Another notable feature of this section of the play is that of the symbolism in lines 577-586 in which Lysistrata describes the process by which a “fleece just shorn” becomes a “fine new cloak”. It is an analogy for how the political system of Athens would be changed if Lysistrata had her way. The “fleece just shorn” represents the conflict-ridden Athens in which the play takes place – the fresh fleece having imperfections; ragged edges, stained by filth and requiring improvements. “The thorns as for those who clump and snap themselves together to snag government positions” likely refer to the ambitious, self-serving politicians who ruin the quality of the system or ‘wool’. She condemns their existence, even explicitly suggests to “pluck off their heads” (this being literal or metaphorical is not known) and instead stresses a “sewing basket of unity and goodwill” (580).
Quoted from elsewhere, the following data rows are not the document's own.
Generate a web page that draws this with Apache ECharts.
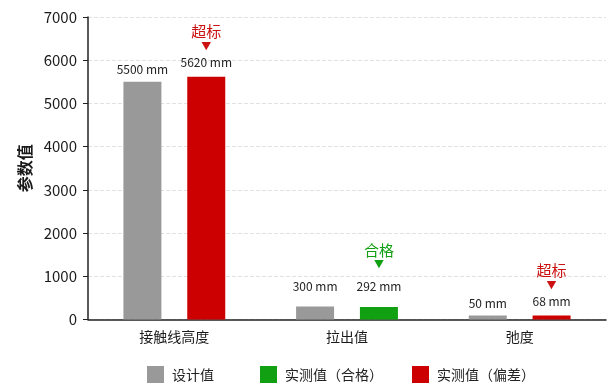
<!DOCTYPE html>
<html>
<head>
<meta charset="utf-8">
<script src="https://cdn.jsdelivr.net/npm/echarts@6/dist/echarts.min.js"></script>
<style>html,body{margin:0;padding:0;background:#fff;}#c{width:608px;height:385px;}</style>
</head>
<body>
<div id="c"></div>
<script>
var categories = ['接触线高度', '拉出值', '弛度'];
var designValues = [5500, 300, 50];
var passValues = [null, 292, null];
var deviationValues = [5620, null, 68];
var seriesNames = ['设计值', '实测值（合格）', '实测值（偏差）'];
var yTicks = [0, 1000, 2000, 3000, 4000, 5000, 6000, 7000];
var unit = 'mm';

var FONT = '"Noto Sans CJK SC", "Noto Sans", sans-serif';
var chart = echarts.init(document.getElementById('c'));

function markLabel(tag, color, aH, vH, dist) {
  return {
    show: true,
    position: 'top',
    distance: dist,
    formatter: function (p) { return '{t|' + tag + '}\n{a|▼}\n{v|' + p.value + ' ' + unit + '}'; },
    rich: {
      t: { fontFamily: FONT, fontSize: 15, color: color, lineHeight: 15 },
      a: { fontFamily: FONT, fontSize: 10, color: color, lineHeight: aH },
      v: { fontFamily: FONT, fontSize: 12, color: '#222', lineHeight: vH }
    }
  };
}

var designDist = [6, 14, 6];
var designData = designValues.map(function (v, i) {
  return { value: v, label: { distance: designDist[i] } };
});
var devData = deviationValues.map(function (v) {
  return v == null ? null : { value: v, label: markLabel('超标', '#cc1111', 16, 16, 6) };
});
var passData = passValues.map(function (v) {
  return v == null ? null : { value: v, label: markLabel('合格', '#11a011', 13, 31, 5) };
});

var legendBase = {
  top: 366, padding: 0,
  itemWidth: 17, itemHeight: 17, itemGap: 46,
  icon: 'rect',
  textStyle: { fontFamily: FONT, fontSize: 14, color: '#222', padding: [0, 0, 0, 3] }
};

chart.setOption({
  backgroundColor: '#ffffff',
  animation: false,
  textStyle: { fontFamily: FONT },
  grid: { left: 88, right: 2, top: 17, bottom: 65.5 },
  legend: [
    Object.assign({}, legendBase, { left: 147, data: seriesNames.slice(0, 2) }),
    Object.assign({}, legendBase, { left: 412, data: seriesNames.slice(2) })
  ],
  xAxis: {
    type: 'category',
    data: categories,
    axisLine: { lineStyle: { color: '#222', width: 1.5 } },
    axisTick: { show: false },
    axisLabel: { fontFamily: FONT, fontSize: 14, color: '#1a1a1a', margin: 10 }
  },
  yAxis: {
    type: 'value',
    min: yTicks[0], max: yTicks[yTicks.length - 1], interval: 1000,
    name: '参数值',
    nameLocation: 'middle',
    nameRotate: 90,
    nameGap: 55,
    nameTextStyle: { fontFamily: FONT, fontSize: 16, fontWeight: 'bold', color: '#1a1a1a' },
    axisLine: { show: true, lineStyle: { color: '#222', width: 1.5 } },
    axisTick: { show: true, length: 5, lineStyle: { color: '#222' } },
    axisLabel: { fontFamily: FONT, fontSize: 15, color: '#1a1a1a', margin: 11,
      formatter: function (v) { return String(v); } },
    splitLine: { show: true, lineStyle: { color: '#e2e2e2', type: 'dashed' } }
  },
  series: [
    {
      name: seriesNames[0], type: 'bar', data: designData,
      barWidth: 38, barGap: '68%', barMinHeight: 4,
      itemStyle: { color: '#999999' },
      label: { show: true, position: 'top', distance: 6, fontFamily: FONT, fontSize: 12, color: '#222',
        formatter: function (p) { return p.value + ' ' + unit; } }
    },
    {
      name: seriesNames[1], type: 'bar', data: passData, stack: 'actual',
      barWidth: 38, barMinHeight: 4,
      itemStyle: { color: '#11a011' }
    },
    {
      name: seriesNames[2], type: 'bar', data: devData, stack: 'actual',
      barWidth: 38, barMinHeight: 4,
      itemStyle: { color: '#cc0000' }
    }
  ]
});
</script>
</body>
</html>
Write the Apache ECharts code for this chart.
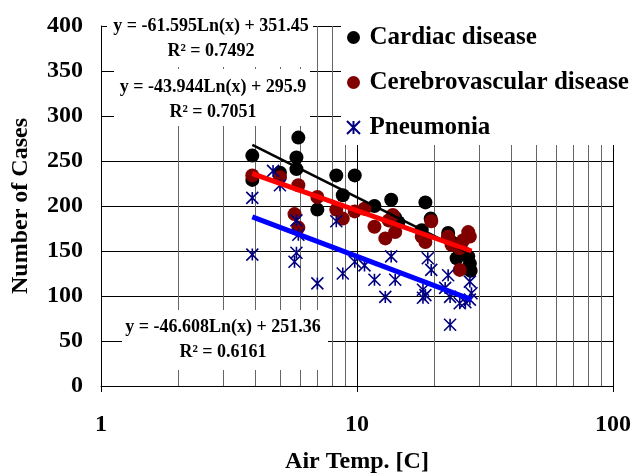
<!DOCTYPE html>
<html>
<head>
<meta charset="utf-8">
<script src="https://cdn.jsdelivr.net/npm/echarts@6/dist/echarts.min.js"></script>
<style>
  html, body { margin: 0; padding: 0; background: #fff; }
  #main { width: 634px; height: 474px; }
</style>
</head>
<body>
<div id="main"></div>
<script>
// data: [air temp, cases]
const cardiac = [
  [3.9, 256], [3.9, 229], [5.0, 237], [5.9, 276], [5.8, 254], [5.8, 241],
  [7.0, 196], [8.3, 234], [8.8, 212], [9.8, 234], [11.7, 200], [13.6, 207],
  [14.1, 187], [14.5, 182], [18.5, 204], [19.4, 186], [17.9, 173], [22.7, 170],
  [23.4, 160], [24.5, 142], [25.2, 150], [26.0, 149], [27.2, 144], [27.6, 136],
  [27.8, 128], [22.7, 165]
];
const cerebro = [
  [3.9, 234], [5.0, 232], [5.9, 223], [5.7, 191], [5.9, 176], [7.0, 210],
  [8.3, 196], [8.8, 186], [9.8, 194], [10.7, 197], [11.7, 177], [12.9, 164],
  [14.1, 171], [13.3, 184], [13.8, 190], [19.5, 183], [18.5, 160], [17.9, 166],
  [22.7, 166], [23.4, 157], [27.2, 171], [27.6, 166], [26.0, 162], [25.2, 153],
  [25.2, 129]
];
const pneumonia = [
  [3.9, 209], [3.9, 146], [4.7, 239], [5.0, 223], [5.8, 184], [5.9, 168],
  [5.8, 148], [5.7, 138], [7.0, 114], [8.3, 183], [8.8, 125], [9.8, 138],
  [10.7, 134], [11.7, 118], [12.9, 99], [13.6, 144], [14.1, 118], [18.9, 142],
  [19.5, 129], [18.1, 107], [18.1, 98], [18.5, 101], [22.7, 123], [22.1, 109],
  [23.1, 99], [25.2, 92], [23.1, 68], [27.6, 116], [28.0, 103], [27.6, 96],
  [26.5, 93]
];
// trend line ends (log fits)
const cardiacTrend = [[3.9, 268], [28, 146]];
const cerebroTrend = [[3.9, 236], [28, 150]];
const pneumoniaTrend = [[3.9, 188], [28, 96]];

const seriesNames = ['Cardiac disease', 'Cerebrovascular disease', 'Pneumonia'];
const minorGrid = [2, 3, 4, 5, 6, 7, 8, 9, 20, 30, 40, 50, 60, 70, 80, 90];
const equations = [
  ['y = -61.595Ln(x) + 351.45', 'R\u00b2 = 0.7492'],
  ['y = -43.944Ln(x) + 295.9', 'R\u00b2 = 0.7051'],
  ['y = -46.608Ln(x) + 251.36', 'R\u00b2 = 0.6161']
];

const serif = '"Liberation Serif", "Times New Roman", serif';
const star = 'path://M5,0L5,10M0,0L10,10M0,10L10,0';

let chart = echarts.init(document.getElementById('main'));

// white boxes behind the trend equations
function eqBox(i, x, y, w, h, cx, ty) {
  return [
    { type: 'rect', x: x, y: y, shape: { width: w, height: h }, style: { fill: '#fff' }, z: 50 },
    { type: 'text', x: cx, y: ty, z: 51,
      style: { text: equations[i][0], font: 'bold 18px ' + serif, fill: '#000', align: 'center', verticalAlign: 'middle' } },
    { type: 'text', x: cx, y: ty + 25, z: 51,
      style: { text: equations[i][1], font: 'bold 18px ' + serif, fill: '#000', align: 'center', verticalAlign: 'middle' } }
  ];
}

const option = {
  animation: false,
  backgroundColor: '#fff',
  grid: { left: 101, right: 21, top: 26, bottom: 88, containLabel: false, outerBoundsMode: 'none' },
  legend: {
    data: seriesNames,
    orient: 'vertical',
    left: 341,
    top: 20,
    padding: [5, 6, 5, 5],
    itemWidth: 22,
    itemHeight: 13,
    itemGap: 20,
    backgroundColor: '#fff',
    z: 20,
    textStyle: { fontFamily: serif, fontWeight: 'bold', fontSize: 25, color: '#000' }
  },
  xAxis: {
    type: 'log',
    logBase: 10,
    min: 1,
    max: 100,
    name: 'Air Temp. [C]',
    nameLocation: 'middle',
    nameGap: 64,
    nameTextStyle: { fontFamily: serif, fontWeight: 'bold', fontSize: 24, color: '#000' },
    axisLine: { lineStyle: { color: '#000', width: 1 } },
    axisTick: { show: true, inside: false, length: 6, lineStyle: { color: '#000' } },
    axisLabel: { fontFamily: serif, fontWeight: 'bold', fontSize: 24, color: '#000', margin: 27 },
    splitLine: { show: true, lineStyle: { color: '#000', width: 1 } }
  },
  yAxis: {
    type: 'value',
    min: 0,
    max: 400,
    interval: 50,
    name: 'Number of Cases',
    nameLocation: 'middle',
    nameGap: 68,
    nameTextStyle: { fontFamily: serif, fontWeight: 'bold', fontSize: 24, color: '#000' },
    axisLine: { show: true, lineStyle: { color: '#000', width: 1 } },
    axisTick: { show: false },
    axisLabel: { fontFamily: serif, fontWeight: 'bold', fontSize: 24, color: '#000', margin: 18 },
    splitLine: { show: true, lineStyle: { color: '#000', width: 1 } }
  },
  graphic: [].concat(
    eqBox(0, 107, 12, 206, 55, 211, 26),
    eqBox(1, 114, 69, 196, 57, 213, 87),
    eqBox(2, 122, 310, 206, 60, 223, 327)
  ),
  series: [
    {
      // minor vertical grid lines
      type: 'scatter',
      data: [],
      silent: true,
      markLine: {
        silent: true,
        symbol: 'none',
        z: 1,
        label: { show: false },
        lineStyle: { color: '#666', width: 1, type: 'solid' },
        data: minorGrid.map(v => ({ xAxis: v }))
      }
    },
    {
      name: seriesNames[0],
      type: 'scatter',
      symbol: 'circle',
      symbolSize: 14,
      itemStyle: { color: '#000', opacity: 1 },
      data: cardiac,
      z: 3
    },
    {
      name: seriesNames[1],
      type: 'scatter',
      symbol: 'circle',
      symbolSize: 14,
      itemStyle: { color: '#800000', opacity: 1 },
      data: cerebro,
      z: 4
    },
    {
      name: seriesNames[2],
      type: 'scatter',
      symbol: star,
      symbolSize: 12,
      itemStyle: { color: '#000080', borderColor: '#000080', borderWidth: 1.6, opacity: 1 },
      data: pneumonia,
      z: 5
    },
    {
      type: 'line',
      data: cardiacTrend,
      symbol: 'none',
      silent: true,
      lineStyle: { color: '#000', width: 2.5 },
      z: 6
    },
    {
      type: 'line',
      data: cerebroTrend,
      symbol: 'none',
      silent: true,
      lineStyle: { color: '#ff0000', width: 5 },
      z: 6
    },
    {
      type: 'line',
      data: pneumoniaTrend,
      symbol: 'none',
      silent: true,
      lineStyle: { color: '#0000ff', width: 5 },
      z: 6
    }
  ]
};

chart.setOption(option);
</script>
</body>
</html>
Here, it is a display of how the “Home and city emerge… as household tasks become the recipe for civic reform.. ”

In particular, the symbolism in referring to the Athenian colonies as sheep belonging to the same flock and threading their wool together to create the result of a “fine new fleece” contributes to the overarching theme of a ‘better Greece’ in which is made by all for all. Here, it is likely that Aristophanes refers to the events of the Sicilian Expedition – its failure aggravating the Athenian population to be “angry with the orators who had joined in promoting the expedition” (Thuc. 8.1. 1), Aristophanes appears to be included in this demographic. A common characteristic of his works to critique select individuals, Lysistrata is Aristophanes’ microcosm by which he criticises these orators who endorsed the Expedition and the corrupt politicians (for example, Alcibiades – who was famous for switching sides from Athens to Sparta to Persia) who issued the order to head to Italy to obtain the ‘supposed’ wealth there; motivated by greed and self-gain.

This overlapping of the two spheres and the focus on the importance of change to both of these realms show that, as argued by Blundell, “Aristophanes, for one, seems to have been conscious of the fact that the overlap between private and public concerns meant that women, by drawing on their domestic skills, might be capable of making an intellectual as well as physical contribution to the well-being of the state. ” However optimistic this view may be – that Aristophanes, portraying women in dominant protagonist roles could be considered as a ‘proto-feminist’ – it is more likely not the case. The comedic genre subtracts this hopeful element as Aristophanes uses the ‘unrealistic’ situation of women collectively emerging from their homes and holding a nationwide sex-strike to demand change to further ridicule high profile figures and the on-going war, as if to say ‘look, even the women have had to get involved’.